14/05/2022
JUANCITO Y SU PANDILLA
(Parte I)
Recuerdo hace algunos años atrás, creo que fueron unos catorce. Tuve la oportunidad de trabajar en un lugar de comida rápida por las noches.
Pues uno allí se gana con muchas cosas. La vida nocturna es solo para valientes y también para desenfrenados.
Los sábados no cabía un alfiler en medio de la gente que terminaba su peda comiendo un caldo de gallina.
Algunos maleducados, otros muy románticos y aquellos que no sabían quienes eran, de donde venían, a donde debían ir o que miércoles hacían frente a una pierna de gallina hervida.
Los camioneros que muy grotescos pedían su comida y otros que muy amablemente se hacían los cojudos, y se hiban sin pagar.
El hijo de la dueña que en ocasiones a la descuidada se metía al bolsillo parte del dinero de la trasnochada, y pleito al otro día por unos cuantos soles, que eran descontados al encargado de la caja.
Las meretrices que con honra llegaban con un compañero nuevo a deleitar su paladar y otras que borrachas pedían su cambio de presa o más menudencia.
Todo un alboroto, que era pan de cada noche.
Bueno. No quería hablarles específicamente de eso, sino de Juancito y su pandilla.
Recuerdo un día martes donde el alboroto era menor, ya caía las dos de la mañana, llega al local Juancito de once años de edad con una gorra negra desgastada, un polo azul manga corta, un jeans que no era de su talla y una bolsa de caramelos.
Se le veía cansado.
Me pidió permiso para ingresar y vender su producto. Le dije que SI.
Luego de vender alguno que otro caramelo de limón, se sentó, puso su bolsa en la mesa y me llamó.
— ¿Me puedes vender un caldo de tres soles?

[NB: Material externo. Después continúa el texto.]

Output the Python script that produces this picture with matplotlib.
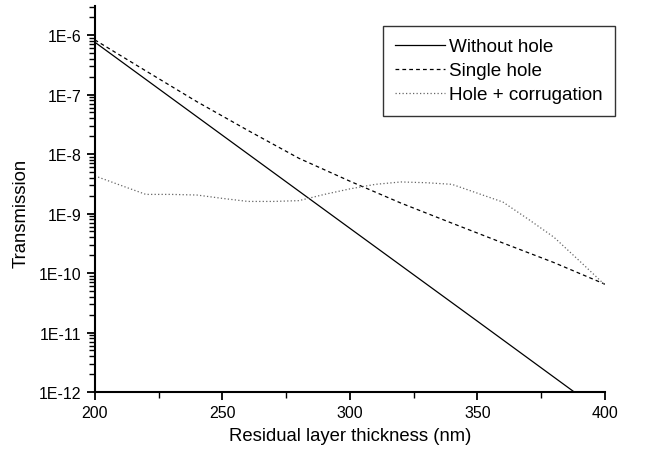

— Claro. Te voy a dar uno que parezca de diez.
— ¿Enserio?
— Asentí con la cabeza.
— Gracias amigo.
Fui donde el caldero de ese día, un hombre bondadoso y curpulento. Y le pedí que me diera el caldo que me correspondía comer ese día.
Me miró y sonrió.
— ¿Es pal' chibolo?
— Si. Esta cansado y debe tener bastante hambre, le dije.
— Le voy a hechar bastante menudencia.
— Buenazo.
Y fue así que me dí un tiempo para conversar con Juancito, mientras el tomaba su caldo con prisa.

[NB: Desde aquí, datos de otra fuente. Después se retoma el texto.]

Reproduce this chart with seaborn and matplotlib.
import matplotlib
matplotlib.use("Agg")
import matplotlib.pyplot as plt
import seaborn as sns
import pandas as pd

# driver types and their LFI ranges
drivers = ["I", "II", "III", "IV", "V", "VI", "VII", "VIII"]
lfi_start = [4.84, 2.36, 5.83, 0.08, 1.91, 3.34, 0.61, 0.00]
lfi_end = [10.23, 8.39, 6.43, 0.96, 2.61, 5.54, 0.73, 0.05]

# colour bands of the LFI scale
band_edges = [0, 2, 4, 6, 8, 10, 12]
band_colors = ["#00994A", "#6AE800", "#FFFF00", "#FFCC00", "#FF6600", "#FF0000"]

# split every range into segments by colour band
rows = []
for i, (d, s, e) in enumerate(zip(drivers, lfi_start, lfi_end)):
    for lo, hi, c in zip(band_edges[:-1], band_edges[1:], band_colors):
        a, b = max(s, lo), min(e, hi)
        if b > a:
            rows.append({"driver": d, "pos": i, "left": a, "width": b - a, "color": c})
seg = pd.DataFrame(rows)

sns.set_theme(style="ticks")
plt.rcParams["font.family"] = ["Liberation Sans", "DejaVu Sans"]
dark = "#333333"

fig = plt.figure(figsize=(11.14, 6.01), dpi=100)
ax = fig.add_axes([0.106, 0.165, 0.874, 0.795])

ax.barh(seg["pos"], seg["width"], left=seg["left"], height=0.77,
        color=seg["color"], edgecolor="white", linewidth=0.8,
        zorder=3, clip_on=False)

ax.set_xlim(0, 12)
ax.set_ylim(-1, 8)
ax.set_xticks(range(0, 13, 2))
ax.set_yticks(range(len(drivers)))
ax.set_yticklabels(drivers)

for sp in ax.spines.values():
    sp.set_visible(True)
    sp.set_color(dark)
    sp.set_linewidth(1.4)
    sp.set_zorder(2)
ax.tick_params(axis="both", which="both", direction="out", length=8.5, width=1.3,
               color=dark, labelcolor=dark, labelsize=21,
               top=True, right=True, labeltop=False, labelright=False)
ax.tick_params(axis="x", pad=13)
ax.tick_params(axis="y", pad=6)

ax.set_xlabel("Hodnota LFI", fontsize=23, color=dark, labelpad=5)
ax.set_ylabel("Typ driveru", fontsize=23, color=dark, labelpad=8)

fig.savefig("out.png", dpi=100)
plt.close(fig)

— Cuéntame ¿de dónde eres?
— Pueblo Nuevo.
— Y ¿tus padres?
— Vivo con mi mamá y mis 3 hermanos.
— ¿Son menores que tú?
— Si. Tienen ocho, seis y el último de cinco meses. Mi mamá lava ropa y no le alcanza la plata. Yo por eso le dije que podía ayudarla vendiendo los caramelos.
— ¿Cuanto ganas al día con la venta de tus caramelos?

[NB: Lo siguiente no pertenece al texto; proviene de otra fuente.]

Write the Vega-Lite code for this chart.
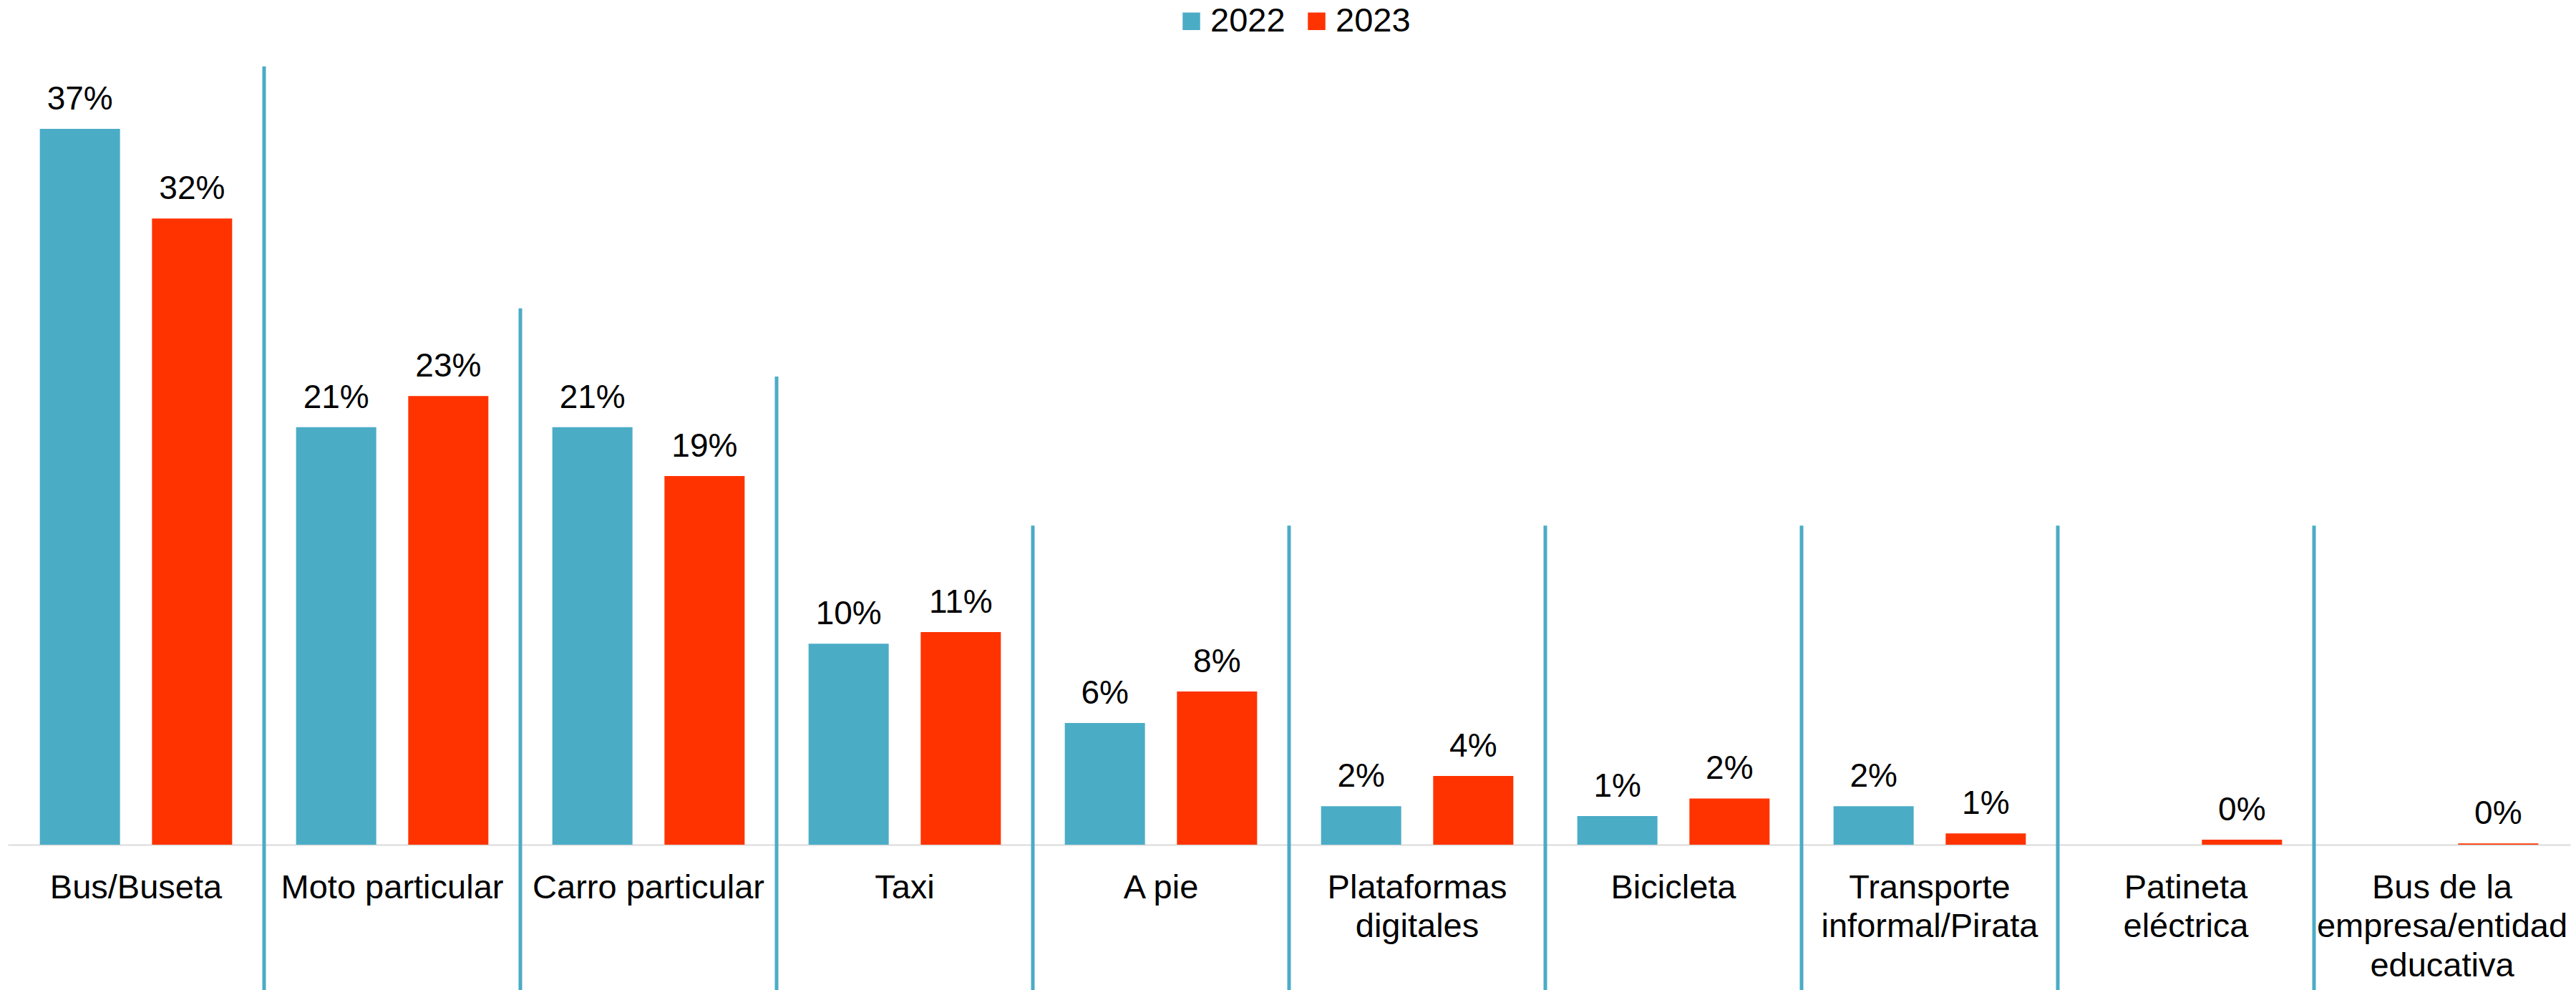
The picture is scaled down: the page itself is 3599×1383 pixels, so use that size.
{
  "$schema": "https://vega.github.io/schema/vega-lite/v6.json",
  "width": 3580,
  "height": 1090,
  "autosize": "none",
  "padding": {"left": 11, "top": 90, "right": 8, "bottom": 203},
  "background": "white",
  "config": {"view": {"stroke": null}, "font": "Liberation Sans"},
  "datasets": {
    "shares": [
      {"cat": "Bus/Buseta", "year": "2022", "value": 0.367},
      {"cat": "Bus/Buseta", "year": "2023", "value": 0.321},
      {"cat": "Moto particular", "year": "2022", "value": 0.214},
      {"cat": "Moto particular", "year": "2023", "value": 0.230},
      {"cat": "Carro particular", "year": "2022", "value": 0.214},
      {"cat": "Carro particular", "year": "2023", "value": 0.189},
      {"cat": "Taxi", "year": "2022", "value": 0.103},
      {"cat": "Taxi", "year": "2023", "value": 0.109},
      {"cat": "A pie", "year": "2022", "value": 0.0624},
      {"cat": "A pie", "year": "2023", "value": 0.0785},
      {"cat": "Plataformas digitales", "year": "2022", "value": 0.0197},
      {"cat": "Plataformas digitales", "year": "2023", "value": 0.0352},
      {"cat": "Bicicleta", "year": "2022", "value": 0.0147},
      {"cat": "Bicicleta", "year": "2023", "value": 0.0237},
      {"cat": "Transporte informal/Pirata", "year": "2022", "value": 0.0197},
      {"cat": "Transporte informal/Pirata", "year": "2023", "value": 0.0058},
      {"cat": "Patineta eléctrica", "year": "2023", "value": 0.0026},
      {"cat": "Bus de la empresa/entidad educativa", "year": "2023", "value": 0.0006}
    ],
    "separators": [
      {"cat": "Moto particular", "top": 0.399},
      {"cat": "Carro particular", "top": 0.275},
      {"cat": "Taxi", "top": 0.240},
      {"cat": "A pie", "top": 0.1636},
      {"cat": "Plataformas digitales", "top": 0.1636},
      {"cat": "Bicicleta", "top": 0.1636},
      {"cat": "Transporte informal/Pirata", "top": 0.1636},
      {"cat": "Patineta eléctrica", "top": 0.1636},
      {"cat": "Bus de la empresa/entidad educativa", "top": 0.1636}
    ]
  },
  "layer": [
    {
      "data": {"name": "separators"},
      "mark": {"type": "rule", "color": "#4BACC6", "strokeWidth": 5},
      "encoding": {
        "x": {
          "field": "cat", "type": "nominal", "bandPosition": 0,
          "scale": {"domain": ["Bus/Buseta", "Moto particular", "Carro particular", "Taxi", "A pie", "Plataformas digitales", "Bicicleta", "Transporte informal/Pirata", "Patineta eléctrica", "Bus de la empresa/entidad educativa"], "paddingInner": 0, "paddingOuter": 0},
          "axis": {"title": null, "ticks": false, "tickSize": 0, "domainColor": "#D9D9D9", "domainWidth": 2, "labelAngle": 0, "labelFont": "Liberation Sans", "labelFontSize": 47, "labelColor": "#000000", "labelPadding": 37, "labelLimit": 0, "labelOverlap": false, "labelBound": false, "labelFlush": false, "labelLineHeight": 54.5, "labelExpr": "datum.label == 'Plataformas digitales' ? ['Plataformas', 'digitales'] : datum.label == 'Transporte informal/Pirata' ? ['Transporte', 'informal/Pirata'] : datum.label == 'Patineta eléctrica' ? ['Patineta', 'eléctrica'] : datum.label == 'Bus de la empresa/entidad educativa' ? ['Bus de la', 'empresa/entidad', 'educativa'] : datum.label"}
        },
        "y": {"field": "top", "type": "quantitative", "scale": {"domain": [0, 0.4], "nice": false}, "axis": null},
        "y2": {"datum": -0.08}
      }
    },
    {
      "data": {"name": "shares"},
      "mark": {"type": "bar"},
      "encoding": {
        "x": {
          "field": "cat", "type": "nominal",
          "scale": {"domain": ["Bus/Buseta", "Moto particular", "Carro particular", "Taxi", "A pie", "Plataformas digitales", "Bicicleta", "Transporte informal/Pirata", "Patineta eléctrica", "Bus de la empresa/entidad educativa"], "paddingInner": 0, "paddingOuter": 0},
          "axis": {"title": null, "ticks": false, "tickSize": 0, "domainColor": "#D9D9D9", "domainWidth": 2, "labelAngle": 0, "labelFont": "Liberation Sans", "labelFontSize": 47, "labelColor": "#000000", "labelPadding": 37, "labelLimit": 0, "labelOverlap": false, "labelBound": false, "labelFlush": false, "labelLineHeight": 54.5, "labelExpr": "datum.label == 'Plataformas digitales' ? ['Plataformas', 'digitales'] : datum.label == 'Transporte informal/Pirata' ? ['Transporte', 'informal/Pirata'] : datum.label == 'Patineta eléctrica' ? ['Patineta', 'eléctrica'] : datum.label == 'Bus de la empresa/entidad educativa' ? ['Bus de la', 'empresa/entidad', 'educativa'] : datum.label"}
        },
        "xOffset": {"field": "year", "type": "nominal", "scale": {"domain": ["2022", "2023"], "paddingInner": 0.2851, "paddingOuter": 0.2851}},
        "y": {"field": "value", "type": "quantitative", "scale": {"domain": [0, 0.4], "nice": false}, "axis": null},
        "color": {
          "field": "year", "type": "nominal",
          "scale": {"domain": ["2022", "2023"], "range": ["#4BACC6", "#FF3300"]},
          "legend": {"title": null, "orient": "none", "legendX": 1630, "legendY": -84, "direction": "horizontal", "symbolType": "square", "symbolSize": 600, "symbolStrokeWidth": 0, "labelFont": "Liberation Sans", "labelFontSize": 47, "labelColor": "#000000", "labelOffset": 3, "columnPadding": 20, "padding": 0}
        }
      }
    },
    {
      "data": {"name": "shares"},
      "mark": {"type": "text", "baseline": "alphabetic", "align": "center", "dy": -27, "fontSize": 46, "font": "Liberation Sans", "color": "#000000"},
      "encoding": {
        "x": {
          "field": "cat", "type": "nominal",
          "scale": {"domain": ["Bus/Buseta", "Moto particular", "Carro particular", "Taxi", "A pie", "Plataformas digitales", "Bicicleta", "Transporte informal/Pirata", "Patineta eléctrica", "Bus de la empresa/entidad educativa"], "paddingInner": 0, "paddingOuter": 0},
          "axis": {"title": null, "ticks": false, "tickSize": 0, "domainColor": "#D9D9D9", "domainWidth": 2, "labelAngle": 0, "labelFont": "Liberation Sans", "labelFontSize": 47, "labelColor": "#000000", "labelPadding": 37, "labelLimit": 0, "labelOverlap": false, "labelBound": false, "labelFlush": false, "labelLineHeight": 54.5, "labelExpr": "datum.label == 'Plataformas digitales' ? ['Plataformas', 'digitales'] : datum.label == 'Transporte informal/Pirata' ? ['Transporte', 'informal/Pirata'] : datum.label == 'Patineta eléctrica' ? ['Patineta', 'eléctrica'] : datum.label == 'Bus de la empresa/entidad educativa' ? ['Bus de la', 'empresa/entidad', 'educativa'] : datum.label"}
        },
        "xOffset": {"field": "year", "type": "nominal", "scale": {"domain": ["2022", "2023"], "paddingInner": 0.2851, "paddingOuter": 0.2851}},
        "y": {"field": "value", "type": "quantitative", "scale": {"domain": [0, 0.4], "nice": false}, "axis": null},
        "text": {"field": "value", "type": "quantitative", "format": ".0%"}
      }
    }
  ]
}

— Me hago a veces cincuenta soles o sesenta. Me agarro cinco soles, y el resto le doy a mi mamá.
Amigo una pregunta.
Primero gracias por el caldo.
¿Me puedo quedar a dormir al lado del baño? He visto que hay unos cartones por ahí.
— Y ¿por qué no vas a tu casa?
— Vivo lejos y a esta hora es peligroso. Prefiero dormir por acá, y más tarde me levanto a seguir vendiendo, y como a las cinco de la tarde ya me voy a ver a mi mamá.
— Si pues es tarde. Te puedes quedar Juancito. Igual te voy a estar vigilando. Guarda bien tus cosas.
— Gracias amigo.
Era cierto, había una habitación en construcción en el local. Los albañiles dejaban sus bolsas de cemento vacías y también sus cartones. Esa noche el pequeño vendedor de golosinas durmió abrazado de su bolsa y envuelto en cartones.
Me dió mucha pena verlo tan pequeño, tan trabajador y en esas condiciones. Yo pensaba que mi situación era complicada por esos años, pero me di cuenta que otros la tenían más difícil que yo.
Aprendí que nunca hay que juzgar a nadie sin antes conocerlo. La apariencia engaña y nunca la primera impresión es la que cuenta.
Mientras tu comes bien o te quejas de la comida, otros no tiene para comer.
Ayuda a los demás, más si es un niño(a).
El amor y la bondad no cuesta, es gratis.